Luciano vuole regalare a tutti, anche a se stesso, il gran finale e non bada a spese: un secondo bis, proprio quando nessuno se lo aspettava. Come se fosse partita una nuova raffica di fuochi d'artificio, ogni sguardo e ogni sorriso si riempiono nuovamente di stupore misto all'entusiasmo: il Liga ritorna di nuovo sul “Main” e, probabilmente per benevolenza nei confronti dei polmoni, questa volta passeggia lungo la passerella che porta al “Solo”.Arrivato lì, senza dire nulla di che, imbraccia l'ultima chitarra della serata e comincia ad accarezzarne le corde. La melodia che si svela poco a poco la riconoscono tutti e tutti quanti hanno sempre pensato che il concerto perfetto, quello da sogno, del loro cantante preferito, avrebbe dovuto chiudersi proprio con questa meravigliosa canzone, Leggero, eseguita solo voce e chitarra. Definirla la “ciliegina sulla torta” sarebbe veramente troppo banale e riduttivo. Leggero è il migliore onanismo spirituale per chiunque apprezzi veramente la musica di Luciano Ligabue: fra quelle note e quelle parole c'è condensato un po' tutto di lui e delle sue canzoni.

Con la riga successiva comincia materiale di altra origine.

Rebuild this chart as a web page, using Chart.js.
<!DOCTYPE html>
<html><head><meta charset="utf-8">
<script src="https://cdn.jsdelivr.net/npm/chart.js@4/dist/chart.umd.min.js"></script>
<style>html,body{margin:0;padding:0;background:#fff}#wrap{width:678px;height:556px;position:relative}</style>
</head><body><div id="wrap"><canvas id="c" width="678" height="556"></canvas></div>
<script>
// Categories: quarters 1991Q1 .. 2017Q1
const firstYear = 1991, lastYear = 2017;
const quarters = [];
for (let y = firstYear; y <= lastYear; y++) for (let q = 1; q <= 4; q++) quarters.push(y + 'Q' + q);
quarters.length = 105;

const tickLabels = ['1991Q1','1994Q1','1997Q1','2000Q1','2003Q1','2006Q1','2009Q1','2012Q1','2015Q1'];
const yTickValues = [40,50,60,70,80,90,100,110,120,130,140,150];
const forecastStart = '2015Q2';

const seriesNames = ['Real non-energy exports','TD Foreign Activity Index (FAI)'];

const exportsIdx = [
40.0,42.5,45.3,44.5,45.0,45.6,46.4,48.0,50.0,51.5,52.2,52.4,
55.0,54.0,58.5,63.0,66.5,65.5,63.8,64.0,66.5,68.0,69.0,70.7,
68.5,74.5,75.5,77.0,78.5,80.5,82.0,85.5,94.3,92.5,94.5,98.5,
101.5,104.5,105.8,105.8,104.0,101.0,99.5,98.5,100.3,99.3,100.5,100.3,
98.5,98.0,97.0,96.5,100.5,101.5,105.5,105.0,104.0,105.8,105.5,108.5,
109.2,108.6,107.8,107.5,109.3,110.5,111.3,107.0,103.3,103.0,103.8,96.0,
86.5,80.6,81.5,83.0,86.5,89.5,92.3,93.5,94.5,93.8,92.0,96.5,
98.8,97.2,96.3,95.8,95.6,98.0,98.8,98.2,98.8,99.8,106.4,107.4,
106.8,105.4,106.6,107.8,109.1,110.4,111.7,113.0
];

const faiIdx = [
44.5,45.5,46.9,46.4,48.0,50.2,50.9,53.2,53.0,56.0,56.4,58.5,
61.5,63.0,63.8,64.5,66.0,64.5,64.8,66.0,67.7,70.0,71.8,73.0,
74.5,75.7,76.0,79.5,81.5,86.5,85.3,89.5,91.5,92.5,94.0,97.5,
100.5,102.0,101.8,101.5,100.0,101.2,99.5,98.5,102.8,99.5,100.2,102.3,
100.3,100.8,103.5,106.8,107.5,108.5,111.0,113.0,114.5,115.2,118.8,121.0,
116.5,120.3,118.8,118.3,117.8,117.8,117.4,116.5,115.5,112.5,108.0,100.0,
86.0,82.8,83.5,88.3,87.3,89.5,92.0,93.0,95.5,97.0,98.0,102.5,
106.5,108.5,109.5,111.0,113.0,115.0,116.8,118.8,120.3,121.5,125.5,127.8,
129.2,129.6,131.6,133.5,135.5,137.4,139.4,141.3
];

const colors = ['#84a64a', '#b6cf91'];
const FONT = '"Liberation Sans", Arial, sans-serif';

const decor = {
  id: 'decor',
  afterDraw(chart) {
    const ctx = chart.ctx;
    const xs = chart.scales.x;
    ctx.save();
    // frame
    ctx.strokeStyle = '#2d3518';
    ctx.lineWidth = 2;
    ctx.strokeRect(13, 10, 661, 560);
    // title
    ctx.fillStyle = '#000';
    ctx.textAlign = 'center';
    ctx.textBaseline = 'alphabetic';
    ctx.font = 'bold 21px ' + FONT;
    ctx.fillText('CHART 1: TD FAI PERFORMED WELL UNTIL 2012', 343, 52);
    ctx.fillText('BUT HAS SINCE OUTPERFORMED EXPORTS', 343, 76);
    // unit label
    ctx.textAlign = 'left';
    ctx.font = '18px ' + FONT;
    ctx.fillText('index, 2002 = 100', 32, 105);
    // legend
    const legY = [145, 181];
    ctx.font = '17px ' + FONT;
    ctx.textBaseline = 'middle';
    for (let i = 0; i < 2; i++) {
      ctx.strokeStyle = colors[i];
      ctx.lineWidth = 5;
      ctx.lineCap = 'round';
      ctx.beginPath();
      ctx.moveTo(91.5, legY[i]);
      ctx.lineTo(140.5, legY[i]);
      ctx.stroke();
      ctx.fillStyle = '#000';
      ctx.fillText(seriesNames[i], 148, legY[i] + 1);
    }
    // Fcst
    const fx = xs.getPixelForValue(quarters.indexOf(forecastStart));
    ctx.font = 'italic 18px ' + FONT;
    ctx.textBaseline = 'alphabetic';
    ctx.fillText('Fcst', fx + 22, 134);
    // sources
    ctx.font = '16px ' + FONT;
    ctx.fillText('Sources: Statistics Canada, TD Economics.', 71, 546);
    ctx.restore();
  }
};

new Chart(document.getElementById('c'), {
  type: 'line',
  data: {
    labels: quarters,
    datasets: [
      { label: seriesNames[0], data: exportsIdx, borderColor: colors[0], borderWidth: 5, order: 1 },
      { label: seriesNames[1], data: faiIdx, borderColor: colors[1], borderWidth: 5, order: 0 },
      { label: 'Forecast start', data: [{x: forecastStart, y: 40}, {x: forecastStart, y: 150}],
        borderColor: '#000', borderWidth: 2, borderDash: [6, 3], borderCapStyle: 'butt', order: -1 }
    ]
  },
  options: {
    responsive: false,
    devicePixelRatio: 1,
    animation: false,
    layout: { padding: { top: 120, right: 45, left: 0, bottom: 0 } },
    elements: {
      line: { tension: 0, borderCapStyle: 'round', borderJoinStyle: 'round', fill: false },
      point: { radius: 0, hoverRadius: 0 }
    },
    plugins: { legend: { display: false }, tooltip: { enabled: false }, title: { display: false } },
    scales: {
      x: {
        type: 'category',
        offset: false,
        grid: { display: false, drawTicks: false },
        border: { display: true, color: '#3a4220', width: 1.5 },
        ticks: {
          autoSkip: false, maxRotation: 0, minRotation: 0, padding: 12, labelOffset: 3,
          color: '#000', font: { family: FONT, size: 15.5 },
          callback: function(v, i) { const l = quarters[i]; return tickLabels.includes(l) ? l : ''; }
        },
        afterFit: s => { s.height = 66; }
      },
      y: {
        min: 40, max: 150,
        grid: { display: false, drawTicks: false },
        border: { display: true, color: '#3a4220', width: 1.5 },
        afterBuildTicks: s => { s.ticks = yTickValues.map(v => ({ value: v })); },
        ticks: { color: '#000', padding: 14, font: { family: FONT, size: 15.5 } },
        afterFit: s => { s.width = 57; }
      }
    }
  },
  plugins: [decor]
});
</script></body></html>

Quando Leggero è finita, il cantante tira una linea anche sull'ultima voce presente nel suo taccuino. Ora la scaletta è esaurita e il “giorno dei giorni” del Campovolo sta volgendo rapidamente al termine.
Non gli resta che andarsi a prendere l'affetto e gli applausi dei suoi devoti. Solo il suo volto può dire quanto sia realmente contento in questo momento Luciano Ligabue. Prima di andare dice un'ultima cosa: “Durante il pomeriggio la gente del mio staff, i tecnici, i giornalisti hanno detto tutti la stessa cosa: i ragazzi del pubblico sono meravigliosi. Beh fatevelo dire da qui: siete veramente stupendi. Grazie, ciao a tutti”. Un ultimo saluto con la mano al suo pubblico che è lì ad acclamarlo e poi di corsa nel backstage, dove gli danno una spiacevole notizia: qualcuno gli ha svaligiato casa, a pochi km da lì, mentre lui cantava sui 4 palchi. In giro per internet ci hanno fatto un po' di ironia su dicendo che, in realtà, i ladri venivano proprio dal Campovolo, precisamente dal palco “Vintage”: un paio di fans imbestialiti gridavano vendetta la pessima acustica che hanno dovuto sorbirsi per buona parte del concerto.

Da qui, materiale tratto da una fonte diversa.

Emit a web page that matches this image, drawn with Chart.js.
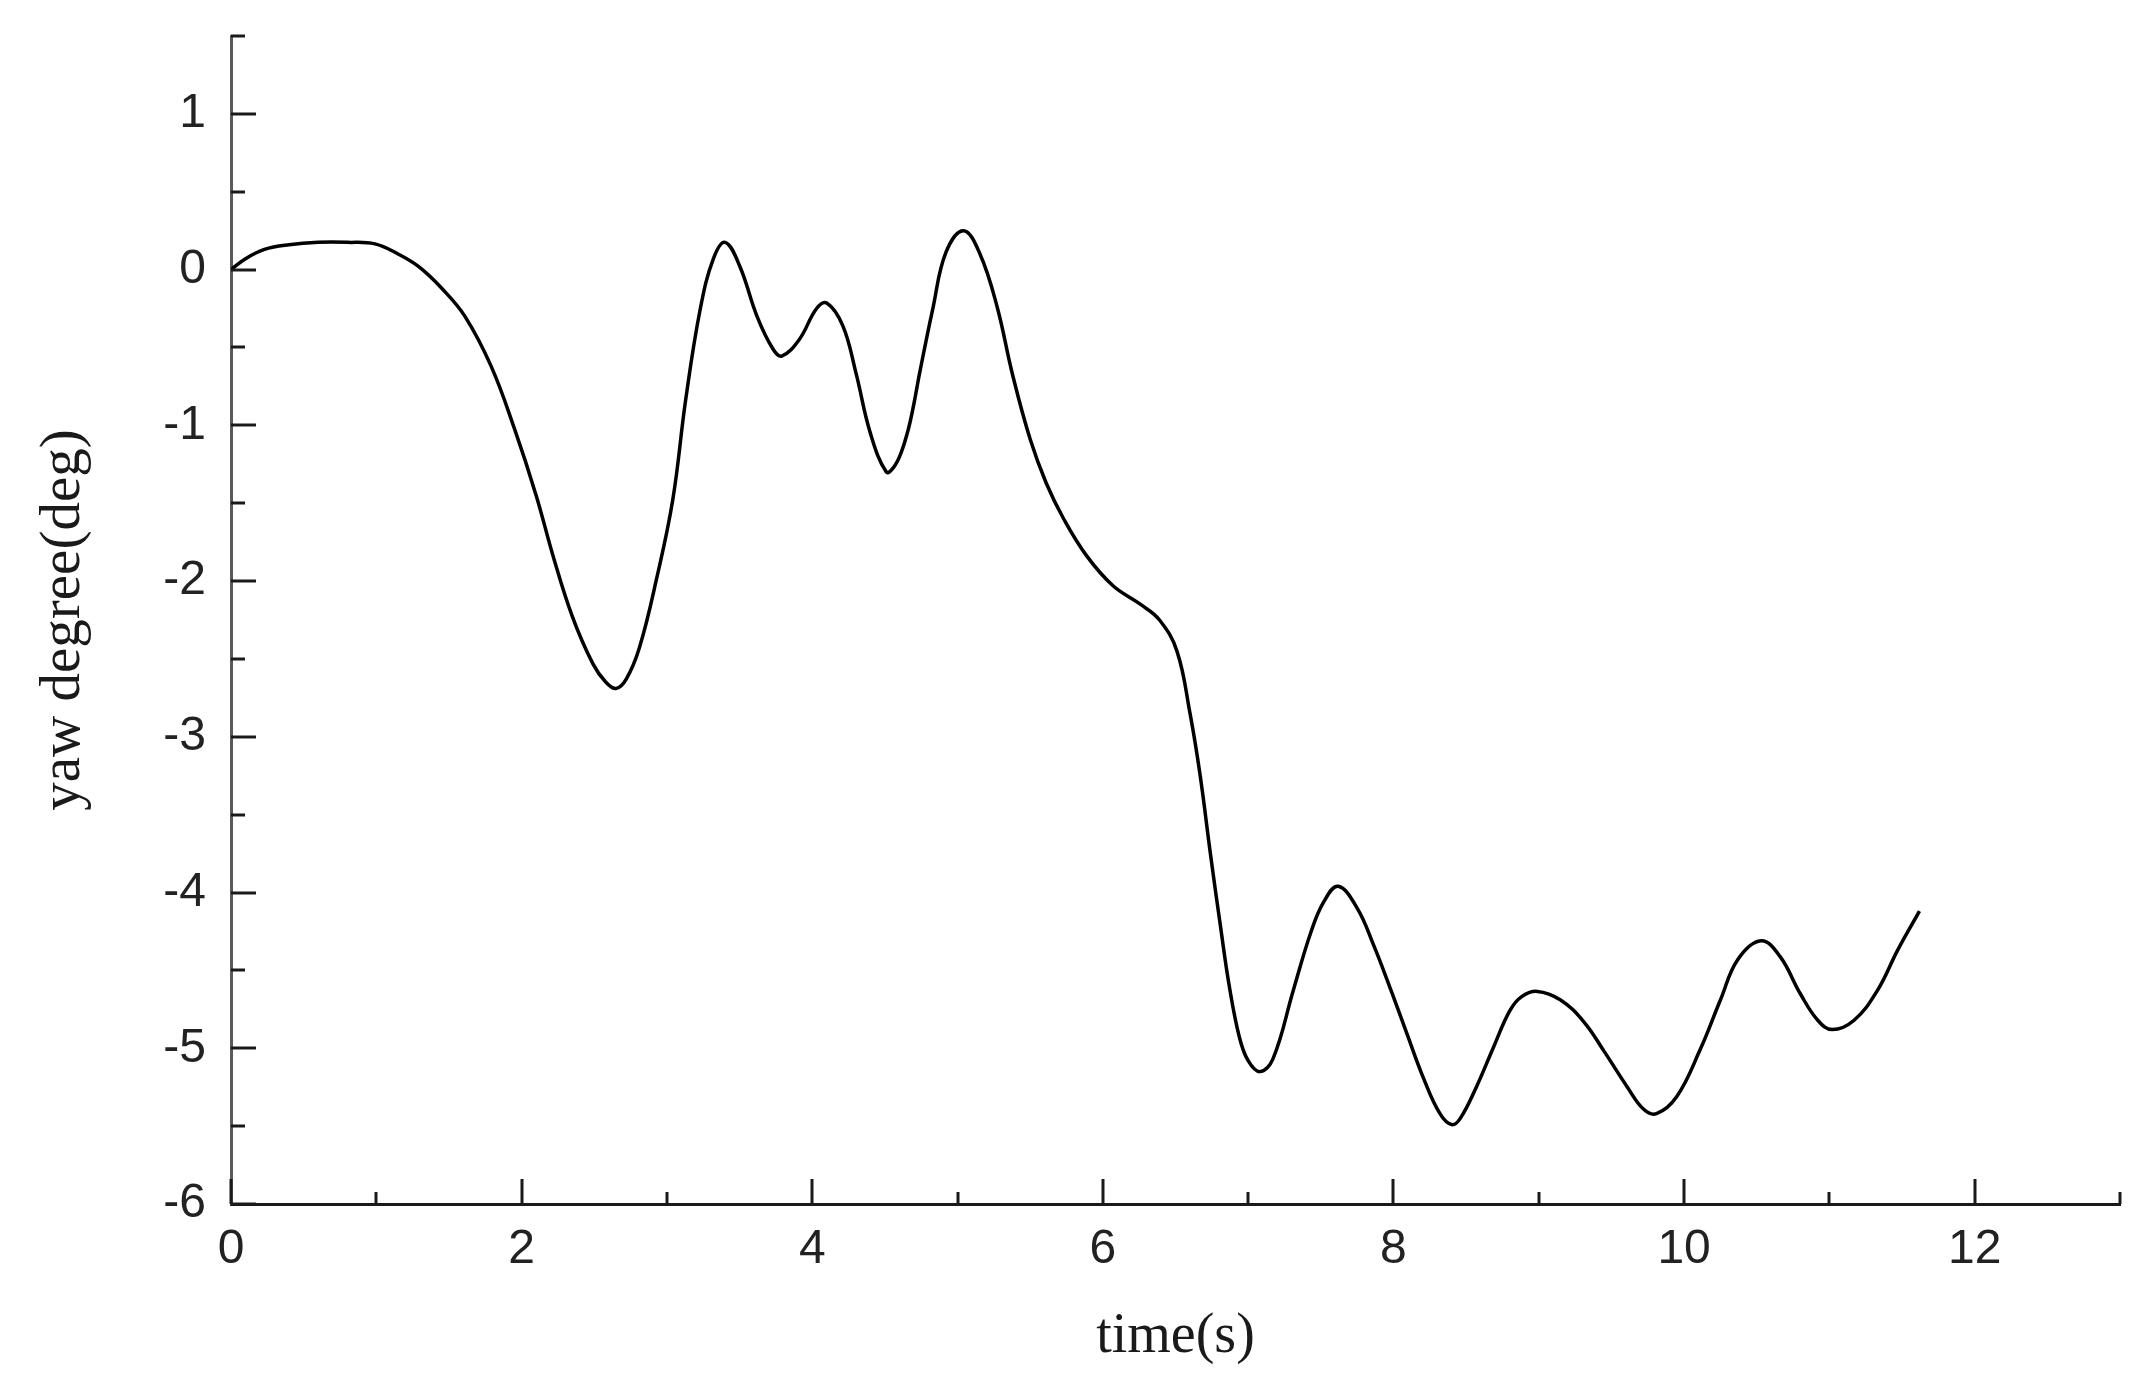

Pochi giorni dopo il grande evento, perché comunque così si deve definire ciò che Luciano Ligabue è riuscito a fare quella sera, sul suo sito ufficiale viene pubblicata una lettera firmata da lui stesso: “venire a sapere che una parte di voi possa non avere goduto del concerto per come l’avevamo pensato e studiato e organizzato è il vero furto che mi è stato fatto. Volevo che tutti poteste sentire quello che io rovesciavo sui vari palchi. Chiedo scusa personalmente a quelli di voi che non hanno potuto sentire come si doveva.”

Questo è stato lo scotto che anche Luciano Ligabue ha dovuto pagare per avere osato laddove nessuno aveva mai osato. Proporre qualcosa di mai visto e giocarselo in un'unica serata, è un po' come puntare sullo 0 alla roulette tutto quello che si ha in tasca: i rischi sono molti e molto alti.Ma sarebbe un grande errore imputare tutto questo al cantante di Correggio e allo show che ha saputo offrire alla platea: un concerto artisticamente stupendo, che ha celebrato degnamente 15 anni di onorata e gloriosa carriera di uno dei talenti migliori e più rari che la musica italiana contemporanea ci abbia mai regalato.

Sicuramente Luciano Ligabue non è quello che smanetta gli impianti durante i suoi concerti, il suo compito è un altro: è quello di essere su un palco, “Main”, “Solo”, “Vintage”, “Teatro” o qualsiasi altro non ha alcuna importanza. Solo lui e le sue canzoni fra i denti, non serve proprio altro.